Triumph & Disaster by DDMMYY
Opinion by Richard Baird Posted 20 August 2012
Triumph & Disaster is a male skincare and accessory range created by Dion Nash that aims to unite the traditional grooming experience with the high quality, natural and scientifically formulated expectations of today’s market. The range’s packaging, developed by New Zealand-based design studio DDMMYY, references and confidently brings the type-heavy, heraldic, structural and material choices of the past into the present with a contemporary consistency and a distinctive white on black colour palette.
“Triumph & Disaster is a new mens range of products based on combining classic and old-fashioned methods of grooming such as razor shaving and traditional organic ingredients with contemporary innovations in science. The name ‘Triumph & Disaster’ comes from a Rudyard Kipling poem which features advice from a father to his son to “meet with Triumph & Disaster and treat those two impostors just the same”.”
“Our design for the brand and packaging follows in the poetic and balances the tension of ‘contemporary’ with a nostalgic yearning for the past. This tension is exemplary in the juxtaposition of typefaces that visibly bear the traces of different eras – typically ones that would never be considered ‘timeless’. The photographic direction for the brand currently uses (or is strongly graded to suggest) pre-digital photographic image processes such as slide and polaroid film.” – DDMMYY
There is no doubt that the traditional values and retrospective ideals of Triumph & Disaster are the ones that dominate the visual character of the brand. This is clearly evident through the packaging’s type-heavy layout front and back, classic type choice, tall uppercase letter-forms and curved baselines. The logo-type shares similar qualities but its sentence case construction, low X-height and small flourishes across the terminals deliver subtle contrast and distinction between brand and product.
A monogram and shield combination neatly reflects the personal one-on-one grooming experience of the past, implies some degree of heritage and the formal acquisition of knowledge through experience and perhaps eduction (it looks like an old university mark) while also appearing on-trend with a nice single line weight, basic geometric form and a good eye for internal space.

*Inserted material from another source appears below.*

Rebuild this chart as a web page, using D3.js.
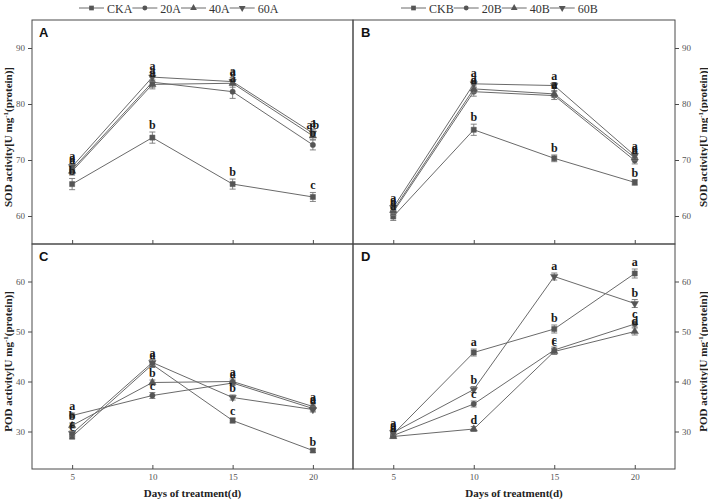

These themes are reinforced by structural designs that mix tin, uncoated aluminium (delivering the traditional visual aesthetic of lead but with a low-cost high quality consistency), high gloss finishes (perhaps a nod to classic enamel or lacquered accessories) and tactile uncoated, unbleached paper choices associated with the packing once used by small, privately run and unbranded shops. A broadly spaced sans serif and underlined detail, alongside the reverse white on black monochromatic colour palette and matt texture of the tubes, introduces a modern contrast to the classic design cues, its practical, neutral, utilitarian and scientific sensibilities subtly draws in the clinical effectiveness and everyday nature of the products.